Desmoronamento atinge fábrica de chocolates
Em Alto Morro dos Bugres, um deslizamento atingiu uma fábrica de chocolates, a Chocolates Cristiane. “Foi horrível, destruiu grande parte do prédio. Um grande prejuízo”, disse Diego Arnold. No sábado se mobilizaram para tentar salvar a mercadoria que tinha no estoque.
“Bens materiais são o de menos, perder vidas é muito triste”
A prefeita Mara Stoffel lamentou por toda a situação que a cidade está enfrentando. “Agora é trabalhar para recuperar tudo. Mas os bens materiais são o de menos, perder vidas é muito triste. São perdas que não temos como recuperar. Nossa solidariedade a todos que foram afetados neste momento e em especial à família Benisch. Que Deus conforte o coração de todos. E seguimos trabalhando para que o mais rápido possível estejamos no nosso normal, pedimos paciência porque estamos dando prioridade às demandas mais graves e subsequente às demais.”
“O caos está em todo lugar do município, de ponta a ponta”
Dezenas de estradas do município foram destruídas. As equipes da Prefeitura estão trabalhando para restabelecer os acessos neste primeiro momento, para, depois, iniciar as manutenções.
O vice-prefeito e secretário e Obras, Gilnei Capeletti, pede a colaboração e compreensão da comunidade. “O caos está em todo lugar do município, de ponta a ponta. Até agora só estamos trabalhando para liberar as estradas, que ainda não estão todas liberadas, nem todos têm acesso.”
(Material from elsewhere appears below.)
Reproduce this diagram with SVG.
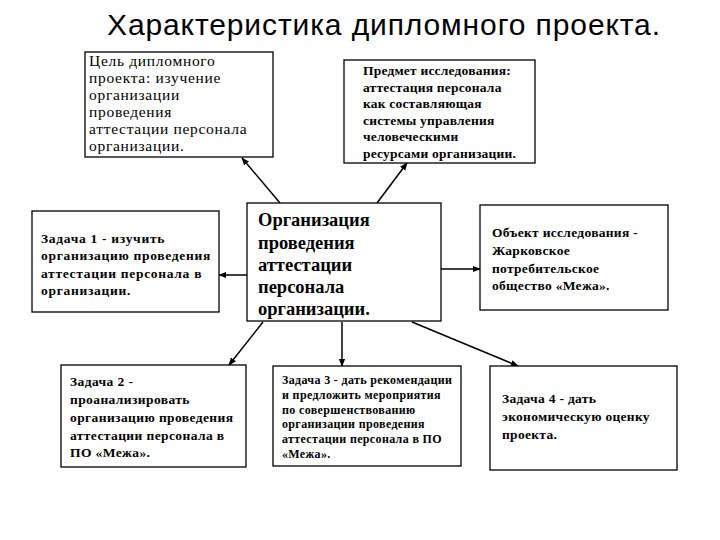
<svg xmlns="http://www.w3.org/2000/svg" width="720" height="540" viewBox="0 0 720 540">
<defs>
<marker id="ah" viewBox="0 0 10 10" refX="9" refY="5" markerWidth="8" markerHeight="8" markerUnits="userSpaceOnUse" orient="auto">
<path d="M0,1 L10,5 L0,9 Z" fill="#000"/>
</marker>
<style>
.box{fill:#fff;stroke:#000;stroke-width:1.3}
.t{font-family:"Liberation Serif","Times New Roman",serif;fill:#000}
.b{font-weight:bold}
.c line{stroke:#000;stroke-width:1.5;marker-end:url(#ah)}
</style>
</defs>
<rect width="720" height="540" fill="#fff"/>
<text x="107" y="35" font-family="Liberation Sans, Arial, sans-serif" font-size="30" textLength="553" fill="#000">Характеристика дипломного проекта.</text>
<g class="c">
<line x1="280" y1="203" x2="242" y2="158"/>
<line x1="377" y1="203" x2="407" y2="163"/>
<line x1="247" y1="275" x2="219" y2="275"/>
<line x1="441" y1="269" x2="480" y2="269"/>
<line x1="263" y1="322" x2="229" y2="365"/>
<line x1="342" y1="322" x2="342" y2="366"/>
<line x1="412" y1="322" x2="518" y2="366"/>
</g>
<g id="goal">
<rect class="box" x="85" y="52" width="188" height="105"/>
<text class="t" font-size="15.5" letter-spacing="0.7"><tspan x="89" y="66">Цель дипломного</tspan><tspan x="89" y="83">проекта: изучение</tspan><tspan x="89" y="100">организации</tspan><tspan x="89" y="117">проведения</tspan><tspan x="89" y="134">аттестации персонала</tspan><tspan x="89" y="151">организации.</tspan></text>
</g>
<g id="subject">
<rect class="box" x="344" y="60" width="191" height="103"/>
<text class="t b" font-size="13.5" letter-spacing="0.2"><tspan x="363" y="75">Предмет исследования:</tspan><tspan x="363" y="92">аттестация персонала</tspan><tspan x="363" y="108">как составляющая</tspan><tspan x="363" y="125">системы управления</tspan><tspan x="363" y="141">человеческими</tspan><tspan x="363" y="158">ресурсами организации.</tspan></text>
</g>
<g id="task1">
<rect class="box" x="32" y="211" width="187" height="101"/>
<text class="t b" font-size="13.5" letter-spacing="0.7"><tspan x="41" y="243">Задача 1 - изучить</tspan><tspan x="41" y="260">организацию проведения</tspan><tspan x="41" y="278">аттестации персонала в</tspan><tspan x="41" y="295">организации.</tspan></text>
</g>
<g id="center">
<rect class="box" x="247" y="203" width="194" height="118"/>
<text class="t b" font-size="18.5"><tspan x="258" y="226">Организация</tspan><tspan x="258" y="249">проведения</tspan><tspan x="258" y="271">аттестации</tspan><tspan x="258" y="293">персонала</tspan><tspan x="258" y="315">организации.</tspan></text>
</g>
<g id="object">
<rect class="box" x="480" y="205" width="188" height="105"/>
<text class="t b" font-size="13.5" letter-spacing="0.3"><tspan x="492" y="237">Объект исследования -</tspan><tspan x="492" y="255">Жарковское</tspan><tspan x="492" y="273">потребительское</tspan><tspan x="492" y="290">общество «Межа».</tspan></text>
</g>
<g id="task2">
<rect class="box" x="61" y="365" width="185" height="102"/>
<text class="t b" font-size="13.5" letter-spacing="0.4"><tspan x="70" y="386">Задача 2 -</tspan><tspan x="70" y="404">проанализировать</tspan><tspan x="70" y="422">организацию проведения</tspan><tspan x="70" y="440">аттестации персонала в</tspan><tspan x="70" y="457">ПО «Межа».</tspan></text>
</g>
<g id="task3">
<rect class="box" x="273" y="366" width="188" height="100"/>
<text class="t b" font-size="12" letter-spacing="0.35"><tspan x="282" y="384">Задача 3 - дать рекомендации</tspan><tspan x="282" y="399">и предложить мероприятия</tspan><tspan x="282" y="414">по совершенствованию</tspan><tspan x="282" y="428">организации проведения</tspan><tspan x="282" y="443">аттестации персонала в ПО</tspan><tspan x="282" y="458">«Межа».</tspan></text>
</g>
<g id="task4">
<rect class="box" x="490" y="366" width="187" height="104"/>
<text class="t b" font-size="13.5" letter-spacing="0.3"><tspan x="502" y="403">Задача 4 - дать</tspan><tspan x="502" y="421">экономическую оценку</tspan><tspan x="502" y="439">проекта.</tspan></text>
</g>
</svg>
Também estão tentando normalizar o abastecimento de água. “Na Renânia vamos conseguir fazer só amanhã, não tem água lá, a enxurrada levou todos os canos, estão por cima, precisam ser enterrados de novo para conseguir fazer as ligações. Então muita paciência, compreensão, vamos precisar de muito tempo para arrumar tudo, muito tempo bom, sem chuva.”
“Fez mais estragos do que em 2011”
A situação está caótica no município. Gilnei afirma que fez muito mais estragos que em 2011. “Daquela vez só pegou um trecho, só que agora fez estragos por tudo. Não tem nem como relatar tudo.”
Gilnei se refere a 2011 pois, naquele ano, uma enxurrada histórica atingiu a cidade, mas somente num determinado trecho entre Padre Eterno Baixo e Centro.
Estrada do Rio Loch, que liga Herval ao Jammerthal, não existe mais
A estrada de Morro dos Bugres que vai para o Jammerthal pelo Rio Loch, está totalmente comprometida.
“A estrada que tinha. Porque não existe mais estrada. E, sinceramente, não sei se ainda vai dar estrada porque foi tudo embora“, disse Gilnei.
Há risco eminente de mais deslizamentos no trecho, portanto, ninguém deve ir ao local.
Calçadão Rio Cadeia, que tinha sido revitalizado, sofreu prejuízos
O Calçadão Rio Cadeia, no Centro, sofreu prejuízos depois que o Rio Cadeia transbordou.
O ponto de entrada da cidade tinha sido revitalizado há poucas semanas. Árvores de Natal que tinham sido enfeitadas pela comunidade também foram danificadas.